Surgeons use various techniques to hold the skull bones in place after moving them into position. We have previously reported our findings concerning the use of metal plates and screws to hold the skull bones together at the end of the operation. We found that when we re-operated on children in whom other surgeons had placed metal plates and screws, with subsequent growth of the skull, these plates will end up on the inside of the skull with the screws poking into the brain (see publications [#12, 1995]). While I am not aware of any case in which this has caused a problem I, nevertheless, have chosen to use dissolving stitches to put the bones together instead of plates (see publications [#20]). With this technique, when the child grows up nothing artificial will be left behind. Fairly recently, dissolving plates and screws have been developed for use in the skull and facial bones. Although I occasionally find that dissolving plates are useful, it is my preference not to use them for a number of reasons, including the finding that they can end up inside the skull in growing infants. For a short time I evaluated using distraction devices with skull surgery, with the hope of being able to move the skull bones further forward. However, I found the results with skull distraction were not sufficiently positive to compensate for the additional surgery required with the distraction technique, and the complication rates were also higher with skull distraction. Therefore, I do not currently recommend this technique.

At the end of the operation, the scalp is closed with dissolving stitches. I never use metal staples, as these can hurt when they are removed. I also do not put any bandages on the child, nor are any drainage tubes placed. Instead the child is given a shampoo before leaving the operating room and the hair is combed over the incision. Many surgeons do like to use head wrap bandages. I do not think that this is wrong; I simply believe that these bandages are completely unnecessary.

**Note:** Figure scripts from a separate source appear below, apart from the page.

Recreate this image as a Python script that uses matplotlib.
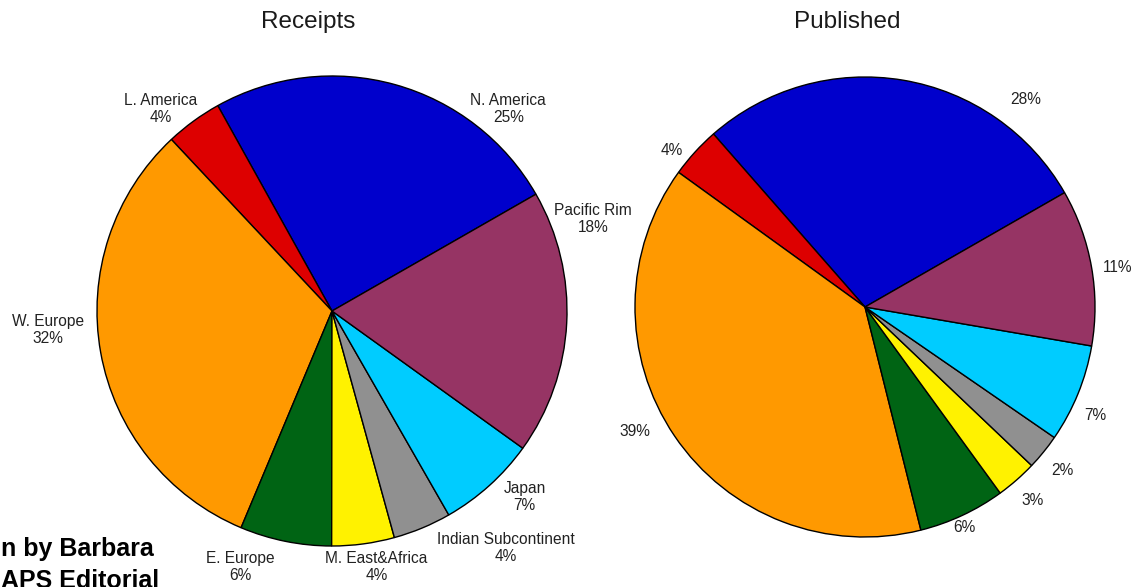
import matplotlib.pyplot as plt

plt.rcParams["font.family"] = ["Liberation Sans", "DejaVu Sans"]

regions = ["N. America", "L. America", "W. Europe", "E. Europe",
           "M. East&Africa", "Indian Subcontinent", "Japan", "Pacific Rim"]
receipts = [24.8, 3.9, 31.7, 6.3, 4.3, 4.0, 6.8, 18.2]
published = [28.2, 3.6, 38.9, 6.1, 2.9, 2.5, 6.9, 11.0]
receipts_labels = ["25%", "4%", "32%", "6%", "4%", "4%", "7%", "18%"]
published_labels = ["28%", "4%", "39%", "6%", "3%", "2%", "7%", "11%"]
colors = ["#0000cc", "#dd0000", "#ff9900", "#006414",
          "#fff200", "#909090", "#00ccff", "#963464"]

# label centres, in units of pie radius relative to the pie centre
receipts_pos = [(0.75, 0.86), (-0.73, 0.86), (-1.21, -0.08), (-0.39, -1.09),
                (0.19, -1.09), (0.74, -1.01), (0.82, -0.79), (1.11, 0.39)]
published_pos = [(0.70, 0.90), (-0.84, 0.68), (-1.0, -0.54), (0.43, -0.96),
                 (0.73, -0.84), (0.86, -0.71), (1.00, -0.47), (1.10, 0.17)]

W, H = 1135, 587
fig = plt.figure(figsize=(W / 100, H / 100), dpi=100)


def draw_pie(cx, cy, r, values, texts, positions, title, title_xy):
    ax = fig.add_axes([(cx - r) / W, (H - cy - r) / H, 2 * r / W, 2 * r / H])
    ax.pie(values, colors=colors, startangle=29.8, counterclock=True,
           wedgeprops=dict(edgecolor="black", linewidth=1.0))
    ax.set_xlim(-1, 1)
    ax.set_ylim(-1, 1)
    ax.set_aspect("equal")
    ax.axis("off")
    for txt, (x, y) in zip(texts, positions):
        ax.text(x, y, txt, ha="center", va="center", fontsize=11.2,
                color="#222222", linespacing=1.15, clip_on=False)
    ax.text(title_xy[0], title_xy[1], title, ha="center", va="center",
            fontsize=17.5, color="#1a1a1a", clip_on=False)
    return ax


draw_pie(332, 311, 235, receipts,
         [f"{n}\n{p}" for n, p in zip(regions, receipts_labels)],
         receipts_pos, "Receipts", (-0.1, 1.23))
draw_pie(865, 307, 230, published, published_labels,
         published_pos, "Published", (-0.075, 1.24))

fig.text(1 / W, (H - 549) / H, "n by Barbara", ha="left", va="center",
         fontsize=18, fontweight="bold", color="black")
fig.text(1 / W, (H - 581) / H, "APS Editorial", ha="left", va="center",
         fontsize=18, fontweight="bold", color="black")

fig.savefig("out.png", dpi=100)
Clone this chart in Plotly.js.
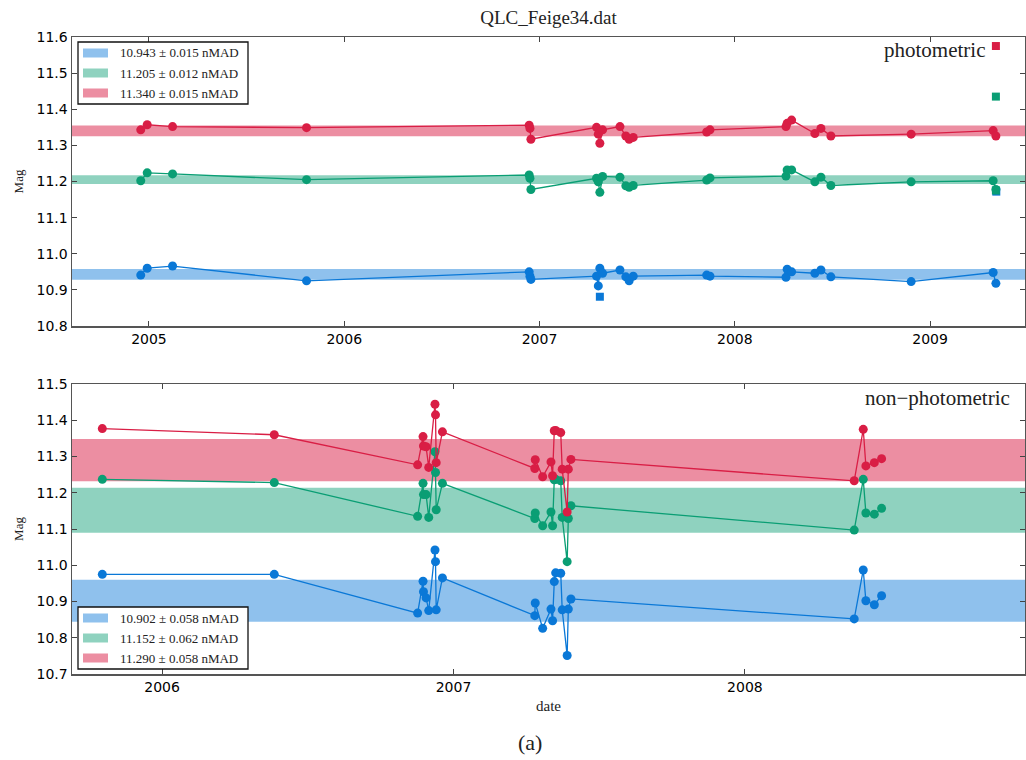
<!DOCTYPE html>
<html>
<head>
<meta charset="utf-8">
<script src="https://cdn.plot.ly/plotly-3.0.1.min.js"></script>
<style>html,body{margin:0;padding:0;background:#fff;}#chart{width:1026px;height:760px;}</style>
</head>
<body>
<div id="chart"></div>
<script>
// ---------- data (decimal years, magnitudes) ----------
const topDates = [2004.958, 2004.991, 2005.121, 2005.807, 2006.947, 2006.951, 2006.956, 2007.292, 2007.301, 2007.309, 2007.323, 2007.412, 2007.442, 2007.459, 2007.480, 2007.856, 2007.873, 2008.262, 2008.268, 2008.291, 2008.410, 2008.441, 2008.492, 2008.903, 2009.323, 2009.337];
const topBlue  = [10.941, 10.960, 10.966, 10.925, 10.950, 10.938, 10.929, 10.938, 10.911, 10.960, 10.946, 10.955, 10.936, 10.925, 10.938, 10.941, 10.938, 10.935, 10.957, 10.950, 10.946, 10.955, 10.936, 10.923, 10.948, 10.918];
const topGreen = [11.202, 11.224, 11.221, 11.205, 11.218, 11.209, 11.178, 11.209, 11.199, 11.170, 11.214, 11.212, 11.188, 11.184, 11.189, 11.204, 11.210, 11.215, 11.232, 11.232, 11.199, 11.212, 11.189, 11.199, 11.202, 11.178];
const topRed   = [11.343, 11.357, 11.352, 11.349, 11.356, 11.347, 11.317, 11.350, 11.331, 11.306, 11.343, 11.352, 11.326, 11.317, 11.322, 11.337, 11.343, 11.352, 11.361, 11.370, 11.333, 11.347, 11.326, 11.331, 11.341, 11.326];

const topBlueSqX  = [2007.309, 2009.339];
const topBlueSqY  = [10.881, 11.172];
const topGreenSqX = [2009.337, 2009.337];
const topGreenSqY = [11.435, 11.175];
const topRedSqX   = [2009.337];
const topRedSqY   = [11.575];

const botDates = [2005.795, 2006.385, 2006.877, 2006.8955, 2006.897, 2006.906, 2006.915, 2006.9365, 2006.9383, 2006.9407, 2006.962, 2007.279, 2007.2805, 2007.306, 2007.3345, 2007.340, 2007.3458, 2007.3506, 2007.368, 2007.373, 2007.390, 2007.394, 2007.403, 2008.375, 2008.406, 2008.415, 2008.444, 2008.469];
const botBlue  = [10.975, 10.975, 10.868, 10.956, 10.927, 10.910, 10.875, 11.042, 11.010, 10.877, 10.965, 10.861, 10.896, 10.826, 10.879, 10.847, 10.955, 10.979, 10.978, 10.877, 10.751, 10.879, 10.907, 10.852, 10.987, 10.902, 10.891, 10.916];
const botGreen = [11.237, 11.228, 11.135, 11.226, 11.195, 11.195, 11.132, 11.313, 11.256, 11.153, 11.226, 11.129, 11.144, 11.109, 11.147, 11.109, 11.236, 11.237, 11.233, 11.132, 11.010, 11.129, 11.164, 11.097, 11.237, 11.144, 11.141, 11.157];
const botRed   = [11.377, 11.360, 11.277, 11.355, 11.329, 11.327, 11.270, 11.444, 11.415, 11.283, 11.368, 11.267, 11.291, 11.244, 11.285, 11.247, 11.371, 11.372, 11.366, 11.265, 11.147, 11.265, 11.292, 11.233, 11.375, 11.274, 11.283, 11.294];

// band centres and nMAD widths (order: blue, green, red)
const topMean = [10.943, 11.205, 11.340];
const topNmad = [0.015, 0.012, 0.015];
const botMean = [10.902, 11.152, 11.290];
const botNmad = [0.058, 0.062, 0.058];

const topYTicks = [10.8, 10.9, 11.0, 11.1, 11.2, 11.3, 11.4, 11.5, 11.6];
const botYTicks = [10.7, 10.8, 10.9, 11.0, 11.1, 11.2, 11.3, 11.4, 11.5];
const topXTicks = [2005, 2006, 2007, 2008, 2009];
const botXTicks = [2006, 2007, 2008];

// ---------- styling ----------
const colors = ['#0a78d7', '#0a9e74', '#d91e45'];
const bandColors = ['rgba(10,120,215,0.46)', 'rgba(10,158,116,0.46)', 'rgba(217,30,69,0.5)'];
const serif = 'Liberation Serif, DejaVu Serif, serif';
const sans = 'DejaVu Sans, sans-serif';

const traces = [];
function addPanel(xa, ya, dates, series, means, nmads) {
  // bands
  means.forEach((m, i) => {
    traces.push({
      type: 'scatter', mode: 'lines', xaxis: xa, yaxis: ya,
      x: [2004, 2010, 2010, 2004], y: [m - nmads[i], m - nmads[i], m + nmads[i], m + nmads[i]],
      fill: 'toself', fillcolor: bandColors[i], line: {width: 0}, hoverinfo: 'skip', showlegend: false
    });
  });
  series.forEach((s, i) => {
    traces.push({
      type: 'scatter', mode: 'lines+markers', xaxis: xa, yaxis: ya,
      x: dates, y: s, line: {color: colors[i], width: 1.3},
      marker: {color: colors[i], size: 9}, showlegend: false
    });
  });
}
addPanel('x', 'y', topDates, [topBlue, topGreen, topRed], topMean, topNmad);
addPanel('x2', 'y2', botDates, [botBlue, botGreen, botRed], botMean, botNmad);

[[topBlueSqX, topBlueSqY, 0], [topGreenSqX, topGreenSqY, 1], [topRedSqX, topRedSqY, 2]].forEach(([xs, ys, ci]) => {
  traces.push({
    type: 'scatter', mode: 'markers', xaxis: 'x', yaxis: 'y', x: xs, y: ys,
    marker: {symbol: 'square', color: colors[ci], size: 8}, showlegend: false
  });
});

// ---------- geometry (pixels) ----------
const W = 1026, H = 760;
const L = 72, R = 1025, T = 37, B = 674;
const topPanel = [37, 326], botPanel = [384, 674];
const dom = y => (B - y) / (B - T);

function axisCommon() {
  return {
    showgrid: false, zeroline: false, showline: true, mirror: 'ticks',
    linecolor: '#555', linewidth: 1.5, ticks: 'inside', ticklen: 5, tickcolor: '#444', tickwidth: 1,
    tickfont: {family: sans, size: 14, color: '#000'}
  };
}

const layout = {
  width: W, height: H,
  margin: {l: L, r: W - R, t: T, b: H - B, pad: 0},
  paper_bgcolor: '#fff', plot_bgcolor: '#fff',
  showlegend: false,
  title: {text: 'QLC_Feige34.dat', font: {family: serif, size: 19, color: '#222'}, x: 0.5, xref: 'paper', xanchor: 'center', y: 1 - 17 / H, yref: 'container', yanchor: 'middle'},
  xaxis: Object.assign(axisCommon(), {domain: [0, 1], anchor: 'y', range: [2004.606, 2009.486], tickvals: topXTicks, ticktext: topXTicks.map(String)}),
  yaxis: Object.assign(axisCommon(), {domain: [dom(topPanel[1]), 1], anchor: 'x', range: [10.8, 11.6], tickvals: topYTicks, ticktext: topYTicks.map(v => v.toFixed(1)),
    title: {text: 'Mag', font: {family: serif, size: 13, color: '#222'}, standoff: 10}}),
  xaxis2: Object.assign(axisCommon(), {domain: [0, 1], anchor: 'y2', range: [2005.691, 2008.961], tickvals: botXTicks, ticktext: botXTicks.map(String),
    title: {text: 'date', font: {family: serif, size: 15, color: '#222'}, standoff: 6}}),
  yaxis2: Object.assign(axisCommon(), {domain: [0, dom(botPanel[0])], anchor: 'x2', range: [10.7, 11.5], tickvals: botYTicks, ticktext: botYTicks.map(v => v.toFixed(1)),
    title: {text: 'Mag', font: {family: serif, size: 13, color: '#222'}, standoff: 10}}),
  shapes: [], annotations: []
};

// ---------- legends (drawn in subplot-domain coordinates) ----------
function addLegend(xref, yref, panel, box, rows, means, nmads) {
  const h = panel[1] - panel[0];
  const fx = x => (x - L) / (R - L);
  const fy = y => (panel[1] - y) / h;
  layout.shapes.push({type: 'rect', xref, yref, x0: fx(box[0]), x1: fx(box[2]), y0: fy(box[3]), y1: fy(box[1]),
    line: {color: '#111', width: 1.3}, fillcolor: '#fff', layer: 'above'});
  rows.forEach((yc, i) => {
    layout.shapes.push({type: 'rect', xref, yref, x0: fx(box[0] + 5), x1: fx(box[0] + 30), y0: fy(yc + 4.5), y1: fy(yc - 4.5),
      line: {width: 0}, fillcolor: bandColors[i], layer: 'above'});
    layout.annotations.push({xref, yref, x: fx(box[0] + 40), y: fy(yc), xanchor: 'left', yanchor: 'middle', showarrow: false,
      text: means[i].toFixed(3) + ' \u00b1 ' + nmads[i].toFixed(3) + ' nMAD', font: {family: serif, size: 13, color: '#222'}});
  });
}
addLegend('x domain', 'y domain', topPanel, [78, 42, 248, 104], [53, 73, 93], topMean, topNmad);
addLegend('x2 domain', 'y2 domain', botPanel, [78, 607, 248, 669], [618, 638, 658], botMean, botNmad);

layout.annotations.push(
  {xref: 'x domain', yref: 'y domain', x: (987 - L) / (R - L), y: (topPanel[1] - 50) / (topPanel[1] - topPanel[0]), xanchor: 'right', yanchor: 'middle', showarrow: false,
   text: 'photometric', font: {family: serif, size: 21, color: '#222'}},
  {xref: 'x2 domain', yref: 'y2 domain', x: (1012 - L) / (R - L), y: (botPanel[1] - 398) / (botPanel[1] - botPanel[0]), xanchor: 'right', yanchor: 'middle', showarrow: false,
   text: 'non\u2212photometric', font: {family: serif, size: 21, color: '#222'}},
  {xref: 'paper', yref: 'paper', x: (530 - L) / (R - L), y: (B - 742) / (B - T), xanchor: 'center', yanchor: 'middle', showarrow: false,
   text: '(a)', font: {family: serif, size: 22, color: '#222'}}
);

Plotly.newPlot('chart', traces, layout, {displayModeBar: false, staticPlot: true});
</script>
</body>
</html>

After surgery, children usually will spend one night in the pediatric intensive care unit and is transferred to the floor the following day. The child spends a total of 48-72 hours in the hospital, prior to discharge. The risks of the surgery are very small at experienced centers. In a recent published report looking at our center and another center's combined experience (see publications [#15, 1997]), no infections were noted in infants undergoing operations for the first time (however, it is nevertheless possible for a infant to get an infection).

When this type of operation is performed on older children, they tell us that there is very little discomfort associated with this operation. Nevertheless, I have recently instituted the policy of playing soft music in the child's room after surgery. Soft music has been shown to decrease the amount of pain medicine that a child requires after an operation.

Children with Apert syndrome usually need two to three operations on their skull over a lifetime. It is very important that children be followed closely to monitor for raised intracranial pressure until early teenage years. In addition, we also monitor for cerebellar tonsillar herniation and enlarging ventricles.